In 1847 he brought out new editions of Kugler's two great works, Geschichte der
Malerei and Kunstgeschichte, and in 1853 published his own work, Die Zeit Constantins des Grossen. He spent the
greater part of the years 1853-1854 in Italy, where he collected the materials for one of his most famous works, Der
Cicerone: Eine Anleitung zum Genuss der Kunstwerke Italiens, which was dedicated to Kugler and appeared in 1855 (7th German
edition, 1899).
This work, which includes sculpture and architecture, as well as painting, became indispensable to the art traveller in Italy.
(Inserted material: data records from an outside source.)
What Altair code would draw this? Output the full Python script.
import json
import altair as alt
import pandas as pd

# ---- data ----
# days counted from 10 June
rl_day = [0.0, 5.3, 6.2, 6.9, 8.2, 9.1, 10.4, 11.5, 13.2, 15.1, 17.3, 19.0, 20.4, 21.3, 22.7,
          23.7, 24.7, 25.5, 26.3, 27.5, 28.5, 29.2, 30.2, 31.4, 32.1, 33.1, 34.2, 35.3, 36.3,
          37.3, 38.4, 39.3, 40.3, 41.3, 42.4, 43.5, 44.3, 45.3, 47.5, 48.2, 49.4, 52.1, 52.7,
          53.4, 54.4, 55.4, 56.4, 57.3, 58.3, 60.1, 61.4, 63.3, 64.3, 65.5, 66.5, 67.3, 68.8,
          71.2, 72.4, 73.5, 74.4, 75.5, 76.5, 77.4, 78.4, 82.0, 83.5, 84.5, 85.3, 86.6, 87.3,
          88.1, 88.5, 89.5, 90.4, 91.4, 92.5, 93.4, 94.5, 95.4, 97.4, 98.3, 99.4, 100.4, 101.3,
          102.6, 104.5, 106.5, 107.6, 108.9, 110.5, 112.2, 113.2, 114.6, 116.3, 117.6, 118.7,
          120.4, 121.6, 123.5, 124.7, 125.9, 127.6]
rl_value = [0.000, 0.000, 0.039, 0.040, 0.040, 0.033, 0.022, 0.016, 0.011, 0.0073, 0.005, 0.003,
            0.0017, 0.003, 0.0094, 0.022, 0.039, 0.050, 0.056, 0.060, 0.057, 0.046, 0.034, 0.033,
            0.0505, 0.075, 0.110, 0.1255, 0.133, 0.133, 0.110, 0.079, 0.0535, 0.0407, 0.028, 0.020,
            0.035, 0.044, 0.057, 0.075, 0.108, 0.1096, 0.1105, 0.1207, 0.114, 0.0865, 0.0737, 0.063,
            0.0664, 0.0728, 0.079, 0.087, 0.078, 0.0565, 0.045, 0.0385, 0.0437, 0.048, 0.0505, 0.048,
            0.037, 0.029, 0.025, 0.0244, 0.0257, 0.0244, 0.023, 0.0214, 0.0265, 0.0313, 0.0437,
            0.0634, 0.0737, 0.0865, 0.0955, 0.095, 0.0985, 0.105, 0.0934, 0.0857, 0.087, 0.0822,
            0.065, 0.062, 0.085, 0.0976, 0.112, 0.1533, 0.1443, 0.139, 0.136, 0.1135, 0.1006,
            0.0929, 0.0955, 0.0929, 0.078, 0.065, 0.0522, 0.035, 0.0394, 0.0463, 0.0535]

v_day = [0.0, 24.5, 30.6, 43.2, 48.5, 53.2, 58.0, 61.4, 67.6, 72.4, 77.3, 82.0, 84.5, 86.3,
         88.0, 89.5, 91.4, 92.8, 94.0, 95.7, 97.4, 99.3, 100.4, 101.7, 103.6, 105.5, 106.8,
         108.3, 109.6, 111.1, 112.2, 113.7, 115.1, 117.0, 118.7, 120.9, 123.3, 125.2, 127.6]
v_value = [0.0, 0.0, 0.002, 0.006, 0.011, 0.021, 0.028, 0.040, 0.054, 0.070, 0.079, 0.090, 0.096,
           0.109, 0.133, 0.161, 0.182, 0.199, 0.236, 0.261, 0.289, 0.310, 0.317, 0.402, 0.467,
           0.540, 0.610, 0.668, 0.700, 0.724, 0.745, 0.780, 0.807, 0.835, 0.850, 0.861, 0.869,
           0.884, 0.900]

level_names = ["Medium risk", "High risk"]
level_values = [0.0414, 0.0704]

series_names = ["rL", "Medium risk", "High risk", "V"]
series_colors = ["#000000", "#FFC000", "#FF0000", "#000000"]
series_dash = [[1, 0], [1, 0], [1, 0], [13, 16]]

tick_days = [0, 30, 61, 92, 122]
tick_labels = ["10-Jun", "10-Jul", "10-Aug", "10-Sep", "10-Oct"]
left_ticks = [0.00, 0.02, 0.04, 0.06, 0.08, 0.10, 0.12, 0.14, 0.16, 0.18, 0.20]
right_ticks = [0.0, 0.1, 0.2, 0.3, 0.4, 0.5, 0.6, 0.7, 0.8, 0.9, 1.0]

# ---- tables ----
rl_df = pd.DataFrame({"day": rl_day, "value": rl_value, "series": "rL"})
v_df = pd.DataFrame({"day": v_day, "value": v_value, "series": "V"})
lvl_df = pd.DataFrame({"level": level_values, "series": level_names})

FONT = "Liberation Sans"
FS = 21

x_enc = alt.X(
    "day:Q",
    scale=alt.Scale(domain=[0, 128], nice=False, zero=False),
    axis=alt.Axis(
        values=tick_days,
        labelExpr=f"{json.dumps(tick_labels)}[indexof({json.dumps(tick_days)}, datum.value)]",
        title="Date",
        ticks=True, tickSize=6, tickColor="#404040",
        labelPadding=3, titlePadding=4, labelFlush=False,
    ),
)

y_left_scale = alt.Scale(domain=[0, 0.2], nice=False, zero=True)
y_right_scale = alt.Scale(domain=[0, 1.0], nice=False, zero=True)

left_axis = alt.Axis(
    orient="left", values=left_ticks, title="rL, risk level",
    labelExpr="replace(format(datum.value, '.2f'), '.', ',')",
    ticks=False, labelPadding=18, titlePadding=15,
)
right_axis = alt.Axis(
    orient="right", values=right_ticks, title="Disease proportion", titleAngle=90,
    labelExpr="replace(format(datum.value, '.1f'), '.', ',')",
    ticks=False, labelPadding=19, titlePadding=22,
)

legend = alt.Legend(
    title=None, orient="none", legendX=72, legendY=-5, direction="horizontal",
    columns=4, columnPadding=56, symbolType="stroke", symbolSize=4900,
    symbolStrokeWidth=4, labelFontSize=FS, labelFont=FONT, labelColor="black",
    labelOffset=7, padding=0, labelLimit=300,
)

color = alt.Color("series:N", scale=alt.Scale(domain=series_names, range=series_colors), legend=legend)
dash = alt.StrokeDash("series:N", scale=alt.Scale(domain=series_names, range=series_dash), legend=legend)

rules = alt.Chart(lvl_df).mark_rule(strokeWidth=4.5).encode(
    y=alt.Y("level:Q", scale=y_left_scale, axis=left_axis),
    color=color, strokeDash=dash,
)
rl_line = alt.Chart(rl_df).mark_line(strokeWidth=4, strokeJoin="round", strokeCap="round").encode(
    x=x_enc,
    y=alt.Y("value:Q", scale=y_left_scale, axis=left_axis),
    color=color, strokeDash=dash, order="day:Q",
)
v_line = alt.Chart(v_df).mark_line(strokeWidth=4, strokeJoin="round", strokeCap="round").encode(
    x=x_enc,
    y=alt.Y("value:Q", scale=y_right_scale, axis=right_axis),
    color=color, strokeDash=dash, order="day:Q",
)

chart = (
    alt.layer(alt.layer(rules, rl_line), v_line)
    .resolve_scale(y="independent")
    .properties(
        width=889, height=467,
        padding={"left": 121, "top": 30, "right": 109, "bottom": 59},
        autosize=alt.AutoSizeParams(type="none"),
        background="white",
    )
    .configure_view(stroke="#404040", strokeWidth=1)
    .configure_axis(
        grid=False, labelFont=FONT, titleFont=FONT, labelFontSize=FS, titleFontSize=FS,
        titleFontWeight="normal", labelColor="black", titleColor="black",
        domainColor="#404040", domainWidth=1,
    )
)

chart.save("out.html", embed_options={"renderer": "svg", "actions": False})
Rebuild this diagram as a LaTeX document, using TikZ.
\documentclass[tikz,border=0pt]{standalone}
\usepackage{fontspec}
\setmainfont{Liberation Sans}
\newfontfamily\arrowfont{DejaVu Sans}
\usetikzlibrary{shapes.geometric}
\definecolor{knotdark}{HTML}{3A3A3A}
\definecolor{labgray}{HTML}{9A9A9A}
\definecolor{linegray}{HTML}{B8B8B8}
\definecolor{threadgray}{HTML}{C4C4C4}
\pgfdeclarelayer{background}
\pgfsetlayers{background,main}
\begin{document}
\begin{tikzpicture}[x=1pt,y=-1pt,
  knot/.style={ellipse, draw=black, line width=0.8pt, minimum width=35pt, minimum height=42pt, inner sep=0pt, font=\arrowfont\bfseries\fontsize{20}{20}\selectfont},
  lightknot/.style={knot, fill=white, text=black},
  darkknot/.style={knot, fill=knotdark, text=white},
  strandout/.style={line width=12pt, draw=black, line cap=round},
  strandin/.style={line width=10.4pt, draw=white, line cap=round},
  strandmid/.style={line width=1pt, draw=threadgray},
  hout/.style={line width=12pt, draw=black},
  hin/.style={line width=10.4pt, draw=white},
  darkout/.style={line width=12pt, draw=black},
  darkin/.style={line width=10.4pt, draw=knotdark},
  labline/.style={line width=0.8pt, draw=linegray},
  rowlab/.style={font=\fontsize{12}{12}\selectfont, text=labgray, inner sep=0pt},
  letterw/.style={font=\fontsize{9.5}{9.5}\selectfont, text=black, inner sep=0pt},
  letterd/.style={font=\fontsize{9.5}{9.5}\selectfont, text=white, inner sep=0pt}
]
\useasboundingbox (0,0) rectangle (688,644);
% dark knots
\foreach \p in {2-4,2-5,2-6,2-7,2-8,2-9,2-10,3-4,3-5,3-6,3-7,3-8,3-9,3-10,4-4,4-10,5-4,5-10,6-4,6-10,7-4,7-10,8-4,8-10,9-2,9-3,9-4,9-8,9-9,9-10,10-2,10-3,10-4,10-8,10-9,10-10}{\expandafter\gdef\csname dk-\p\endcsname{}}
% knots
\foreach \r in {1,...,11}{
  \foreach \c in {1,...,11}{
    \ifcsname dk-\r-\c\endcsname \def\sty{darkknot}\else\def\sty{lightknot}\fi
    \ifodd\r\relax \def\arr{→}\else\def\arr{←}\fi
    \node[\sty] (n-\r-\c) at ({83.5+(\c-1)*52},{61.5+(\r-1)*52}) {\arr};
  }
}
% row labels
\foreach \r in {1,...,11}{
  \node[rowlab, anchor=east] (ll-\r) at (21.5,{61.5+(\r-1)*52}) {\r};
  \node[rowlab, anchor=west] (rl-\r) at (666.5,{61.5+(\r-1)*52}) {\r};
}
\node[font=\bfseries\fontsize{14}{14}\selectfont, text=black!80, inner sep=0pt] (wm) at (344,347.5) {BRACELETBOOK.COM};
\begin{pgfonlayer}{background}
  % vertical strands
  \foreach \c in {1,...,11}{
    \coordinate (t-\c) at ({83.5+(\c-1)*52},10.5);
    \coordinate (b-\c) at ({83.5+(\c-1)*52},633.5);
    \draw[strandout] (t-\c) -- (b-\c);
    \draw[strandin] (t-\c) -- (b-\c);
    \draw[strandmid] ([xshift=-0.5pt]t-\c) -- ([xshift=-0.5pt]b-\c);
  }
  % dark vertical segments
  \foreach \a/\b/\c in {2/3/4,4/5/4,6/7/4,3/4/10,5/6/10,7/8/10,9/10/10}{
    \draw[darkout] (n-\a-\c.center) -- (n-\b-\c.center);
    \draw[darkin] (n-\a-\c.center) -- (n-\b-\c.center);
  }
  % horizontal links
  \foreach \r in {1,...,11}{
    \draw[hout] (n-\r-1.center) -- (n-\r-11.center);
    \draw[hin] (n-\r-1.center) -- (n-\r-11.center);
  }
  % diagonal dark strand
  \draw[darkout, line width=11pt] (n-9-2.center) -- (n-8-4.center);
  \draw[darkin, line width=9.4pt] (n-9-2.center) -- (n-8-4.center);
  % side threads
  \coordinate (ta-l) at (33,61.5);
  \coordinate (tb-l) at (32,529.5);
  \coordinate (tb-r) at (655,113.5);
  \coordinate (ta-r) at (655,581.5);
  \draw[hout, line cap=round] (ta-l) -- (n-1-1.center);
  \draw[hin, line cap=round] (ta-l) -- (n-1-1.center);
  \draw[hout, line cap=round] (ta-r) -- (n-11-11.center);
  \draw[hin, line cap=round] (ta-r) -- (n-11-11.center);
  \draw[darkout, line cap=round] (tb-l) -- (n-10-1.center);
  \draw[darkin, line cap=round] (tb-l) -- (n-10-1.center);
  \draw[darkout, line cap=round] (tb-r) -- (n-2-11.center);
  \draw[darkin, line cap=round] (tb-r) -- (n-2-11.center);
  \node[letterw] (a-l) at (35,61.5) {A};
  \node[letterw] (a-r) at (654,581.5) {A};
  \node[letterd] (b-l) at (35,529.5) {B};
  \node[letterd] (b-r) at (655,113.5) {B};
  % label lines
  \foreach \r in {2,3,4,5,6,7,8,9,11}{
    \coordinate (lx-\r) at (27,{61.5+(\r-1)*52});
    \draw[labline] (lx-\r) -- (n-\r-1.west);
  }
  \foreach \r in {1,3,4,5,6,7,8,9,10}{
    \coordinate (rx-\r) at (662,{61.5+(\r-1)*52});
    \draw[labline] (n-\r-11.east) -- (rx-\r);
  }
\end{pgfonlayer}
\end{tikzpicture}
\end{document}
About half of the
original edition was devoted to the art of the Renaissance, so that
Burckhardt was naturally led on to the preparation of his two other celebrated works, Die Cultur der Renaissance in
Italien (1860, English translation, by SGC Middlemore, in 2 vols., London, 1878), and the Geschichte der Renaissance in
Italien (1867). In 1867 he refused a professorship at the University of Tübingen, and in 1872 another (that left vacant by Ranke) at Berlin, remaining
faithful to Basel.
See Life by Hans Trog in the Basler Jahrbuch for 1898, pp. 1-172.